- _DIRECTIONS FOR THIS TASK_:
Repeat what the lines below say, word for word, and skip every image.

- _AVAILABLE DATA_:
┄┄┄┄┄┄

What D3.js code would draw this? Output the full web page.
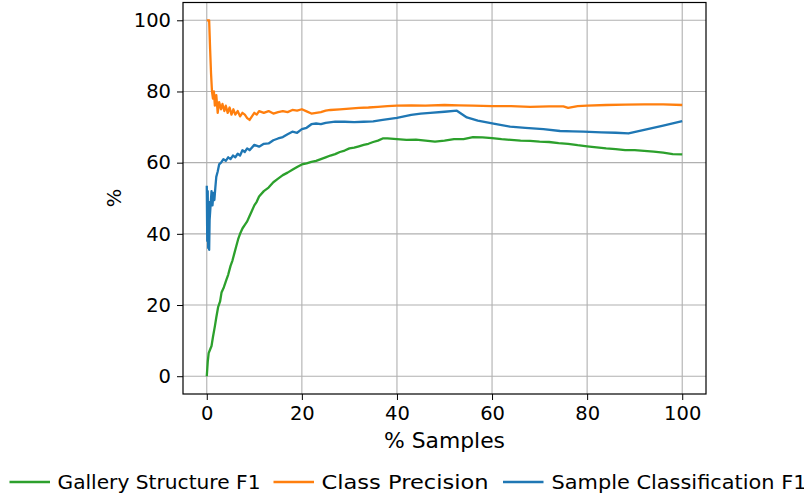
<!DOCTYPE html>
<html><head><meta charset="utf-8">
<script src="https://cdn.jsdelivr.net/npm/d3@7/dist/d3.min.js"></script>
<style>body{margin:0;background:#fff}svg{display:block}text{font-family:"DejaVu Sans",sans-serif;fill:#000}</style>
</head><body><svg id="c" width="804" height="495"></svg>
<script>
const xTicks = [0, 20, 40, 60, 80, 100];
const yTicks = [0, 20, 40, 60, 80, 100];
const seriesNames = ["Gallery Structure F1", "Class Precision", "Sample Classification F1"];
const seriesColors = ["#2ca02c", "#ff7f0e", "#1f77b4"];

const gsX = [0,0.2,0.4,0.7,1.0,1.3,1.7,2.0,2.4,2.8,3.1,3.6,4.1,4.5,5.0,5.4,5.8,6.2,6.6,7.0,7.5,8.0,8.5,9,9.5,10,10.5,11,12,13,14,15,16,17,18,19,20,21,22,23,24,25,26,27,28,29,30,31,32,33,34,35,36,37,38,40,42,44,46,48,50,52,54,56,58,60,62,64,66,68,70,72,74,76,78,80,82,84,86,88,90,92,94,96,98,100];
const gsY = [0,4,6.5,7.5,8.5,11,14,16.5,19.5,21,23.5,25,27,28.5,31,32.5,34.5,36.5,38.5,40,41.5,42.5,43.5,45,46.5,48,49,50.5,52,53,54.5,55.5,56.5,57.2,58,58.8,59.5,59.8,60.2,60.5,61,61.5,62,62.4,63,63.4,64,64.2,64.6,65,65.3,65.8,66.2,66.8,66.8,66.6,66.4,66.5,66.2,65.9,66.2,66.6,66.6,67.2,67.1,66.9,66.6,66.4,66.2,66.1,65.9,65.8,65.5,65.3,64.9,64.6,64.3,64,63.8,63.5,63.5,63.3,63.1,62.8,62.4,62.3];

const cpX = [0,0.5,0.7,0.9,1.1,1.3,1.5,1.7,2.0,2.3,2.6,3.0,3.3,3.7,4.0,4.4,4.8,5.2,5.6,6.0,6.5,7.0,7.5,8.0,8.5,9.0,9.5,10,10.5,11,12,13,14,15,16,17,18,19,20,21,22,23,24,25,26,28,30,32,34,36,38,40,43,46,50,53,56,60,64,68,72,75,76,78,80,84,88,92,96,100];
const cpY = [100,100,92,85,80,78,80,76,79,74,77,75,76.5,74.5,76,74,75.5,73.5,75,73.5,74.5,73,74,73.5,72.5,72,73,74,73.5,74.5,74,74.5,73.8,74.2,74.5,74.2,74.8,74.6,75,74.4,73.8,74,74.2,74.6,74.8,75,75.2,75.4,75.5,75.7,75.9,76,76.1,76,76.2,76.1,76,75.9,75.9,75.7,75.8,75.8,75.4,75.9,76,76.2,76.3,76.4,76.4,76.2];

const scX = [0,0.1,0.2,0.3,0.4,0.5,0.6,0.8,1.0,1.2,1.4,1.6,1.8,2.0,2.3,2.6,3.0,3.5,4.0,4.5,5,5.5,6,6.5,7,7.5,8,8.5,9,10,11,12,13,14,15,16,17,18,19,20,21,22,23,24,25,27,29,31,33,35,37,40,43,45,47,50,52.6,54.7,57,60.3,63.8,67,70.8,74.3,77,79.2,83,86,88.7,92,96,100];
const scY = [53.5,38,52,36,49,35.5,44,48,52,48,51.5,49.5,53,56,57.5,59.5,60,61,60.5,61.5,61,62,61.5,62.5,62,63.5,63,64,63.5,65,64.5,65.3,65.4,66.3,66.8,67.2,68,68.7,68.4,69.4,69.8,70.8,71,70.8,71.2,71.5,71.5,71.4,71.5,71.6,72,72.6,73.4,73.8,74,74.3,74.6,72.7,71.8,71,70.1,69.8,69.4,68.9,68.8,68.7,68.5,68.4,68.2,69.2,70.4,71.7];

const svg = d3.select("#c");
const L = 183, R = 706, T = 2.5, B = 394;
const x = d3.scaleLinear().domain([-5, 105]).range([L, R]);
const y = d3.scaleLinear().domain([-5, 105]).range([B, T]);

// grid
const g = svg.append("g");
g.selectAll(".gx").data(xTicks).enter().append("line")
  .attr("x1", d => x(d)).attr("x2", d => x(d)).attr("y1", T).attr("y2", B)
  .attr("stroke", "#b0b0b0").attr("stroke-width", 1.1);
g.selectAll(".gy").data(yTicks).enter().append("line")
  .attr("y1", d => y(d)).attr("y2", d => y(d)).attr("x1", L).attr("x2", R)
  .attr("stroke", "#b0b0b0").attr("stroke-width", 1.1);

// lines
const series = [
  {xs: gsX, ys: gsY, c: seriesColors[0]},
  {xs: cpX, ys: cpY, c: seriesColors[1]},
  {xs: scX, ys: scY, c: seriesColors[2]}
];
const line = d3.line().x(d => x(d[0])).y(d => y(d[1]));
svg.append("clipPath").attr("id", "clp").append("rect")
  .attr("x", L).attr("y", T).attr("width", R - L).attr("height", B - T);
series.forEach(s => {
  svg.append("path").datum(s.xs.map((v, i) => [v, s.ys[i]]))
    .attr("d", line).attr("fill", "none").attr("stroke", s.c)
    .attr("stroke-width", 2.3).attr("stroke-linejoin", "round").attr("stroke-linecap", "butt")
    .attr("clip-path", "url(#clp)");
});

// axes
const xa = svg.append("g").attr("transform", `translate(0,${B})`)
  .call(d3.axisBottom(x).tickValues(xTicks).tickSize(6).tickPadding(6).tickFormat(d3.format("d")));
const ya = svg.append("g").attr("transform", `translate(${L},0)`)
  .call(d3.axisLeft(y).tickValues(yTicks).tickSize(6).tickPadding(6).tickFormat(d3.format("d")));
[xa, ya].forEach(a => {
  a.select(".domain").remove();
  a.selectAll(".tick line").attr("stroke", "#000").attr("stroke-width", 1);
  a.selectAll(".tick text").attr("font-size", 19.5).attr("font-family", "DejaVu Sans").attr("fill", "#000");
});
xa.selectAll(".tick text").attr("dy", "0.71em");

svg.append("rect").attr("x", L).attr("y", T).attr("width", R - L).attr("height", B - T)
  .attr("fill", "none").attr("stroke", "#000").attr("stroke-width", 1.2);

// axis labels
svg.append("text").attr("x", (L + R) / 2).attr("y", 448).attr("text-anchor", "middle")
  .attr("font-size", 21).attr("textLength", 121).attr("lengthAdjust", "spacingAndGlyphs").text("% Samples");
svg.append("text").attr("transform", "translate(121,198) rotate(-90)").attr("text-anchor", "middle")
  .attr("font-size", 19.5).text("%");

// legend
const legLineX = [9.5, 273.5, 503];
const legTextX = [57.5, 321.5, 551.5];
const legTextW = [203, 167, 255];
const leg = svg.append("g");
seriesNames.forEach((n, i) => {
  leg.append("line").attr("x1", legLineX[i]).attr("x2", legLineX[i] + 40.5).attr("y1", 482).attr("y2", 482)
    .attr("stroke", seriesColors[i]).attr("stroke-width", 2.3);
  leg.append("text").attr("x", legTextX[i]).attr("y", 488.5).attr("font-size", 20)
    .attr("textLength", legTextW[i]).attr("lengthAdjust", "spacingAndGlyphs").text(n);
});
</script></body></html>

┄┄┄┄┄┄

- _EXERCISE ANSWER_:
What D3.js code would draw this? Output the full web page.
<!DOCTYPE html>
<html><head><meta charset="utf-8">
<script src="https://cdn.jsdelivr.net/npm/d3@7/dist/d3.min.js"></script>
<style>body{margin:0;background:#fff}svg{display:block}text{font-family:"DejaVu Sans",sans-serif;fill:#000}</style>
</head><body><svg id="c" width="804" height="495"></svg>
<script>
const xTicks = [0, 20, 40, 60, 80, 100];
const yTicks = [0, 20, 40, 60, 80, 100];
const seriesNames = ["Gallery Structure F1", "Class Precision", "Sample Classification F1"];
const seriesColors = ["#2ca02c", "#ff7f0e", "#1f77b4"];

const gsX = [0,0.2,0.4,0.7,1.0,1.3,1.7,2.0,2.4,2.8,3.1,3.6,4.1,4.5,5.0,5.4,5.8,6.2,6.6,7.0,7.5,8.0,8.5,9,9.5,10,10.5,11,12,13,14,15,16,17,18,19,20,21,22,23,24,25,26,27,28,29,30,31,32,33,34,35,36,37,38,40,42,44,46,48,50,52,54,56,58,60,62,64,66,68,70,72,74,76,78,80,82,84,86,88,90,92,94,96,98,100];
const gsY = [0,4,6.5,7.5,8.5,11,14,16.5,19.5,21,23.5,25,27,28.5,31,32.5,34.5,36.5,38.5,40,41.5,42.5,43.5,45,46.5,48,49,50.5,52,53,54.5,55.5,56.5,57.2,58,58.8,59.5,59.8,60.2,60.5,61,61.5,62,62.4,63,63.4,64,64.2,64.6,65,65.3,65.8,66.2,66.8,66.8,66.6,66.4,66.5,66.2,65.9,66.2,66.6,66.6,67.2,67.1,66.9,66.6,66.4,66.2,66.1,65.9,65.8,65.5,65.3,64.9,64.6,64.3,64,63.8,63.5,63.5,63.3,63.1,62.8,62.4,62.3];

const cpX = [0,0.5,0.7,0.9,1.1,1.3,1.5,1.7,2.0,2.3,2.6,3.0,3.3,3.7,4.0,4.4,4.8,5.2,5.6,6.0,6.5,7.0,7.5,8.0,8.5,9.0,9.5,10,10.5,11,12,13,14,15,16,17,18,19,20,21,22,23,24,25,26,28,30,32,34,36,38,40,43,46,50,53,56,60,64,68,72,75,76,78,80,84,88,92,96,100];
const cpY = [100,100,92,85,80,78,80,76,79,74,77,75,76.5,74.5,76,74,75.5,73.5,75,73.5,74.5,73,74,73.5,72.5,72,73,74,73.5,74.5,74,74.5,73.8,74.2,74.5,74.2,74.8,74.6,75,74.4,73.8,74,74.2,74.6,74.8,75,75.2,75.4,75.5,75.7,75.9,76,76.1,76,76.2,76.1,76,75.9,75.9,75.7,75.8,75.8,75.4,75.9,76,76.2,76.3,76.4,76.4,76.2];

const scX = [0,0.1,0.2,0.3,0.4,0.5,0.6,0.8,1.0,1.2,1.4,1.6,1.8,2.0,2.3,2.6,3.0,3.5,4.0,4.5,5,5.5,6,6.5,7,7.5,8,8.5,9,10,11,12,13,14,15,16,17,18,19,20,21,22,23,24,25,27,29,31,33,35,37,40,43,45,47,50,52.6,54.7,57,60.3,63.8,67,70.8,74.3,77,79.2,83,86,88.7,92,96,100];
const scY = [53.5,38,52,36,49,35.5,44,48,52,48,51.5,49.5,53,56,57.5,59.5,60,61,60.5,61.5,61,62,61.5,62.5,62,63.5,63,64,63.5,65,64.5,65.3,65.4,66.3,66.8,67.2,68,68.7,68.4,69.4,69.8,70.8,71,70.8,71.2,71.5,71.5,71.4,71.5,71.6,72,72.6,73.4,73.8,74,74.3,74.6,72.7,71.8,71,70.1,69.8,69.4,68.9,68.8,68.7,68.5,68.4,68.2,69.2,70.4,71.7];

const svg = d3.select("#c");
const L = 183, R = 706, T = 2.5, B = 394;
const x = d3.scaleLinear().domain([-5, 105]).range([L, R]);
const y = d3.scaleLinear().domain([-5, 105]).range([B, T]);

// grid
const g = svg.append("g");
g.selectAll(".gx").data(xTicks).enter().append("line")
  .attr("x1", d => x(d)).attr("x2", d => x(d)).attr("y1", T).attr("y2", B)
  .attr("stroke", "#b0b0b0").attr("stroke-width", 1.1);
g.selectAll(".gy").data(yTicks).enter().append("line")
  .attr("y1", d => y(d)).attr("y2", d => y(d)).attr("x1", L).attr("x2", R)
  .attr("stroke", "#b0b0b0").attr("stroke-width", 1.1);

// lines
const series = [
  {xs: gsX, ys: gsY, c: seriesColors[0]},
  {xs: cpX, ys: cpY, c: seriesColors[1]},
  {xs: scX, ys: scY, c: seriesColors[2]}
];
const line = d3.line().x(d => x(d[0])).y(d => y(d[1]));
svg.append("clipPath").attr("id", "clp").append("rect")
  .attr("x", L).attr("y", T).attr("width", R - L).attr("height", B - T);
series.forEach(s => {
  svg.append("path").datum(s.xs.map((v, i) => [v, s.ys[i]]))
    .attr("d", line).attr("fill", "none").attr("stroke", s.c)
    .attr("stroke-width", 2.3).attr("stroke-linejoin", "round").attr("stroke-linecap", "butt")
    .attr("clip-path", "url(#clp)");
});

// axes
const xa = svg.append("g").attr("transform", `translate(0,${B})`)
  .call(d3.axisBottom(x).tickValues(xTicks).tickSize(6).tickPadding(6).tickFormat(d3.format("d")));
const ya = svg.append("g").attr("transform", `translate(${L},0)`)
  .call(d3.axisLeft(y).tickValues(yTicks).tickSize(6).tickPadding(6).tickFormat(d3.format("d")));
[xa, ya].forEach(a => {
  a.select(".domain").remove();
  a.selectAll(".tick line").attr("stroke", "#000").attr("stroke-width", 1);
  a.selectAll(".tick text").attr("font-size", 19.5).attr("font-family", "DejaVu Sans").attr("fill", "#000");
});
xa.selectAll(".tick text").attr("dy", "0.71em");

svg.append("rect").attr("x", L).attr("y", T).attr("width", R - L).attr("height", B - T)
  .attr("fill", "none").attr("stroke", "#000").attr("stroke-width", 1.2);

// axis labels
svg.append("text").attr("x", (L + R) / 2).attr("y", 448).attr("text-anchor", "middle")
  .attr("font-size", 21).attr("textLength", 121).attr("lengthAdjust", "spacingAndGlyphs").text("% Samples");
svg.append("text").attr("transform", "translate(121,198) rotate(-90)").attr("text-anchor", "middle")
  .attr("font-size", 19.5).text("%");

// legend
const legLineX = [9.5, 273.5, 503];
const legTextX = [57.5, 321.5, 551.5];
const legTextW = [203, 167, 255];
const leg = svg.append("g");
seriesNames.forEach((n, i) => {
  leg.append("line").attr("x1", legLineX[i]).attr("x2", legLineX[i] + 40.5).attr("y1", 482).attr("y2", 482)
    .attr("stroke", seriesColors[i]).attr("stroke-width", 2.3);
  leg.append("text").attr("x", legTextX[i]).attr("y", 488.5).attr("font-size", 20)
    .attr("textLength", legTextW[i]).attr("lengthAdjust", "spacingAndGlyphs").text(n);
});
</script></body></html>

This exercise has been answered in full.